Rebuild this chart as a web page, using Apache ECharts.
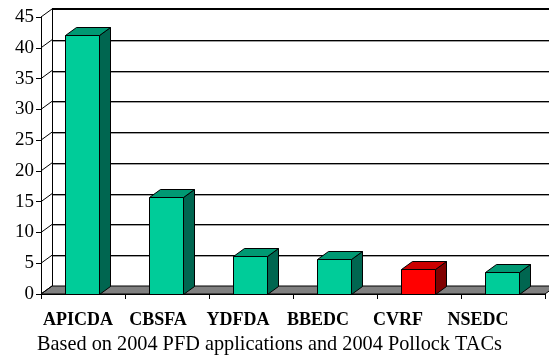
<!DOCTYPE html>
<html>
<head>
<meta charset="utf-8">
<script src="https://cdn.jsdelivr.net/npm/echarts@6/dist/echarts.min.js"></script>
<style>
  html, body { margin: 0; padding: 0; background: #fff; }
  #chart { width: 549px; height: 358px; }
</style>
</head>
<body>
<div id="chart"></div>
<script>
// Percentage of PFD applications per CDQ group
const categories = ['APICDA', 'CBSFA', 'YDFDA', 'BBEDC', 'CVRF', 'NSEDC'];
const values = [42, 15.7, 6.2, 5.7, 4.1, 3.5];
const yTicks = [0, 5, 10, 15, 20, 25, 30, 35, 40, 45];
const highlighted = 'CVRF';
const subtitle = 'Based on 2004 PFD applications and 2004 Pollock TACs';

// depth offset of the pseudo-3D box (pixels)
const DX = 11, DY = -8;
const SERIF = '"Liberation Serif", "Times New Roman", serif';

const px = v => Math.round(v) + 0.5;

// Walls, floor and gridlines of the 3D box
function renderWalls(params, api) {
  const cs = params.coordSys;
  const x0 = cs.x, x1 = cs.x + cs.width;
  const yb = api.coord([0, 0])[1];
  const ytop = api.coord([0, yTicks[yTicks.length - 1]])[1];
  const children = [];
  // back wall gridlines (with a light shadow line under each)
  yTicks.forEach(v => {
    const y = px(api.coord([0, v])[1] + DY);
    if (v === yTicks[yTicks.length - 1]) return;
    children.push({ type: 'line', shape: { x1: x0 + DX, y1: y + 1, x2: x1 + DX, y2: y + 1 }, style: { stroke: '#a0a0a0', lineWidth: 1 } });
    children.push({ type: 'line', shape: { x1: x0 + DX, y1: y, x2: x1 + DX, y2: y }, style: { stroke: '#000', lineWidth: 1 } });
  });
  // floor
  children.push({
    type: 'polygon',
    shape: { points: [[x0, yb], [x1, yb], [x1 + DX, yb + DY], [x0 + DX, yb + DY]] },
    style: { fill: '#808080', stroke: '#000', lineWidth: 1 }
  });
  // side wall diagonals
  yTicks.forEach(v => {
    const y = api.coord([0, v])[1];
    children.push({ type: 'line', shape: { x1: x0, y1: y, x2: x0 + DX, y2: y + DY }, style: { stroke: '#000', lineWidth: 1 } });
  });
  // back-left vertical edge
  children.push({ type: 'line', shape: { x1: px(x0 + DX), y1: yb + DY, x2: px(x0 + DX), y2: ytop + DY }, style: { stroke: '#000', lineWidth: 1 } });
  // top edge of back wall
  children.push({ type: 'line', shape: { x1: x0 + DX, y1: Math.round(ytop + DY), x2: x1 + DX, y2: Math.round(ytop + DY) }, style: { stroke: '#000', lineWidth: 2 } });
  return { type: 'group', children };
}

// 3D column: front face, top face and side face
function renderBar(params, api) {
  const idx = api.value(0);
  const top = api.coord([idx, api.value(1)]);
  const base = api.coord([idx, 0]);
  const band = api.size([1, 0])[0];
  const w = Math.round(band * 0.4);
  const xa = Math.round(top[0] - w / 2 - 1) + 0.5;
  const xb = xa + w;
  const yt = Math.round(top[1]) + 0.5;
  const yb = Math.round(base[1]) + 0.5;
  const hot = categories[idx] === highlighted;
  const front = hot ? '#ff0000' : '#00cc99';
  const lid = hot ? '#cc0000' : '#009973';
  const side = hot ? '#800000' : '#006650';
  return {
    type: 'group',
    children: [
      { type: 'polygon', shape: { points: [[xb, yb], [xb + DX, yb + DY], [xb + DX, yt + DY], [xb, yt]] }, style: { fill: side, stroke: '#000', lineWidth: 1 } },
      { type: 'polygon', shape: { points: [[xa, yt], [xa + DX, yt + DY], [xb + DX, yt + DY], [xb, yt]] }, style: { fill: lid, stroke: '#000', lineWidth: 1 } },
      { type: 'rect', shape: { x: xa, y: yt, width: w, height: yb - yt }, style: { fill: front, stroke: '#000', lineWidth: 1 } }
    ]
  };
}

const chart = echarts.init(document.getElementById('chart'), null, { renderer: 'canvas' });
chart.setOption({
  animation: false,
  backgroundColor: '#fff',
  title: {
    text: subtitle,
    left: 37,
    top: 335,
    padding: 0,
    textStyle: { fontFamily: SERIF, fontWeight: 'normal', fontSize: 20.3, color: '#000' }
  },
  grid: [
    // plot box
    { left: 41, top: 17, width: 504, height: 277, containLabel: false },
    // label row: category names sit on a slightly narrower band
    { left: 38, top: 17, width: 480, height: 277, containLabel: false }
  ],
  xAxis: [
    {
      type: 'category',
      gridIndex: 0,
      data: categories,
      boundaryGap: true,
      axisLine: { show: true, lineStyle: { color: '#000', width: 1 } },
      axisTick: { show: true, length: 5, interval: 0, lineStyle: { color: '#000' } },
      axisLabel: { show: false },
      splitLine: { show: false },
      z: 10
    },
    {
      type: 'category',
      gridIndex: 1,
      data: categories,
      boundaryGap: true,
      axisLine: { show: false },
      axisTick: { show: false },
      axisLabel: { interval: 0, margin: 17, color: '#000', fontFamily: SERIF, fontWeight: 'bold', fontSize: 18 },
      splitLine: { show: false }
    }
  ],
  yAxis: [
    {
      type: 'value',
      gridIndex: 0,
      min: 0,
      max: 45,
      interval: 5,
      axisLine: { show: true, lineStyle: { color: '#000', width: 1 } },
      axisTick: { show: true, length: 5, lineStyle: { color: '#000' } },
      axisLabel: { margin: 7, color: '#000', fontFamily: SERIF, fontSize: 19 },
      splitLine: { show: false },
      z: 10
    },
    {
      type: 'value',
      gridIndex: 1,
      min: 0,
      max: 45,
      interval: 5,
      show: false
    }
  ],
  series: [
    {
      type: 'custom',
      renderItem: renderWalls,
      data: [[0, 0]],
      encode: { x: 0, y: 1 },
      silent: true,
      z: 1
    },
    {
      type: 'custom',
      renderItem: renderBar,
      data: values.map((v, i) => [i, v]),
      encode: { x: 0, y: 1 },
      z: 2
    }
  ]
});
</script>
</body>
</html>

▸ Aim of the exercise
Reproduce all of the material exactly, apart from the pictures.

▸ The output
Rebuild this chart as a web page, using Apache ECharts.
<!DOCTYPE html>
<html>
<head>
<meta charset="utf-8">
<script src="https://cdn.jsdelivr.net/npm/echarts@6/dist/echarts.min.js"></script>
<style>
  html, body { margin: 0; padding: 0; background: #fff; }
  #chart { width: 549px; height: 358px; }
</style>
</head>
<body>
<div id="chart"></div>
<script>
// Percentage of PFD applications per CDQ group
const categories = ['APICDA', 'CBSFA', 'YDFDA', 'BBEDC', 'CVRF', 'NSEDC'];
const values = [42, 15.7, 6.2, 5.7, 4.1, 3.5];
const yTicks = [0, 5, 10, 15, 20, 25, 30, 35, 40, 45];
const highlighted = 'CVRF';
const subtitle = 'Based on 2004 PFD applications and 2004 Pollock TACs';

// depth offset of the pseudo-3D box (pixels)
const DX = 11, DY = -8;
const SERIF = '"Liberation Serif", "Times New Roman", serif';

const px = v => Math.round(v) + 0.5;

// Walls, floor and gridlines of the 3D box
function renderWalls(params, api) {
  const cs = params.coordSys;
  const x0 = cs.x, x1 = cs.x + cs.width;
  const yb = api.coord([0, 0])[1];
  const ytop = api.coord([0, yTicks[yTicks.length - 1]])[1];
  const children = [];
  // back wall gridlines (with a light shadow line under each)
  yTicks.forEach(v => {
    const y = px(api.coord([0, v])[1] + DY);
    if (v === yTicks[yTicks.length - 1]) return;
    children.push({ type: 'line', shape: { x1: x0 + DX, y1: y + 1, x2: x1 + DX, y2: y + 1 }, style: { stroke: '#a0a0a0', lineWidth: 1 } });
    children.push({ type: 'line', shape: { x1: x0 + DX, y1: y, x2: x1 + DX, y2: y }, style: { stroke: '#000', lineWidth: 1 } });
  });
  // floor
  children.push({
    type: 'polygon',
    shape: { points: [[x0, yb], [x1, yb], [x1 + DX, yb + DY], [x0 + DX, yb + DY]] },
    style: { fill: '#808080', stroke: '#000', lineWidth: 1 }
  });
  // side wall diagonals
  yTicks.forEach(v => {
    const y = api.coord([0, v])[1];
    children.push({ type: 'line', shape: { x1: x0, y1: y, x2: x0 + DX, y2: y + DY }, style: { stroke: '#000', lineWidth: 1 } });
  });
  // back-left vertical edge
  children.push({ type: 'line', shape: { x1: px(x0 + DX), y1: yb + DY, x2: px(x0 + DX), y2: ytop + DY }, style: { stroke: '#000', lineWidth: 1 } });
  // top edge of back wall
  children.push({ type: 'line', shape: { x1: x0 + DX, y1: Math.round(ytop + DY), x2: x1 + DX, y2: Math.round(ytop + DY) }, style: { stroke: '#000', lineWidth: 2 } });
  return { type: 'group', children };
}

// 3D column: front face, top face and side face
function renderBar(params, api) {
  const idx = api.value(0);
  const top = api.coord([idx, api.value(1)]);
  const base = api.coord([idx, 0]);
  const band = api.size([1, 0])[0];
  const w = Math.round(band * 0.4);
  const xa = Math.round(top[0] - w / 2 - 1) + 0.5;
  const xb = xa + w;
  const yt = Math.round(top[1]) + 0.5;
  const yb = Math.round(base[1]) + 0.5;
  const hot = categories[idx] === highlighted;
  const front = hot ? '#ff0000' : '#00cc99';
  const lid = hot ? '#cc0000' : '#009973';
  const side = hot ? '#800000' : '#006650';
  return {
    type: 'group',
    children: [
      { type: 'polygon', shape: { points: [[xb, yb], [xb + DX, yb + DY], [xb + DX, yt + DY], [xb, yt]] }, style: { fill: side, stroke: '#000', lineWidth: 1 } },
      { type: 'polygon', shape: { points: [[xa, yt], [xa + DX, yt + DY], [xb + DX, yt + DY], [xb, yt]] }, style: { fill: lid, stroke: '#000', lineWidth: 1 } },
      { type: 'rect', shape: { x: xa, y: yt, width: w, height: yb - yt }, style: { fill: front, stroke: '#000', lineWidth: 1 } }
    ]
  };
}

const chart = echarts.init(document.getElementById('chart'), null, { renderer: 'canvas' });
chart.setOption({
  animation: false,
  backgroundColor: '#fff',
  title: {
    text: subtitle,
    left: 37,
    top: 335,
    padding: 0,
    textStyle: { fontFamily: SERIF, fontWeight: 'normal', fontSize: 20.3, color: '#000' }
  },
  grid: [
    // plot box
    { left: 41, top: 17, width: 504, height: 277, containLabel: false },
    // label row: category names sit on a slightly narrower band
    { left: 38, top: 17, width: 480, height: 277, containLabel: false }
  ],
  xAxis: [
    {
      type: 'category',
      gridIndex: 0,
      data: categories,
      boundaryGap: true,
      axisLine: { show: true, lineStyle: { color: '#000', width: 1 } },
      axisTick: { show: true, length: 5, interval: 0, lineStyle: { color: '#000' } },
      axisLabel: { show: false },
      splitLine: { show: false },
      z: 10
    },
    {
      type: 'category',
      gridIndex: 1,
      data: categories,
      boundaryGap: true,
      axisLine: { show: false },
      axisTick: { show: false },
      axisLabel: { interval: 0, margin: 17, color: '#000', fontFamily: SERIF, fontWeight: 'bold', fontSize: 18 },
      splitLine: { show: false }
    }
  ],
  yAxis: [
    {
      type: 'value',
      gridIndex: 0,
      min: 0,
      max: 45,
      interval: 5,
      axisLine: { show: true, lineStyle: { color: '#000', width: 1 } },
      axisTick: { show: true, length: 5, lineStyle: { color: '#000' } },
      axisLabel: { margin: 7, color: '#000', fontFamily: SERIF, fontSize: 19 },
      splitLine: { show: false },
      z: 10
    },
    {
      type: 'value',
      gridIndex: 1,
      min: 0,
      max: 45,
      interval: 5,
      show: false
    }
  ],
  series: [
    {
      type: 'custom',
      renderItem: renderWalls,
      data: [[0, 0]],
      encode: { x: 0, y: 1 },
      silent: true,
      z: 1
    },
    {
      type: 'custom',
      renderItem: renderBar,
      data: values.map((v, i) => [i, v]),
      encode: { x: 0, y: 1 },
      z: 2
    }
  ]
});
</script>
</body>
</html>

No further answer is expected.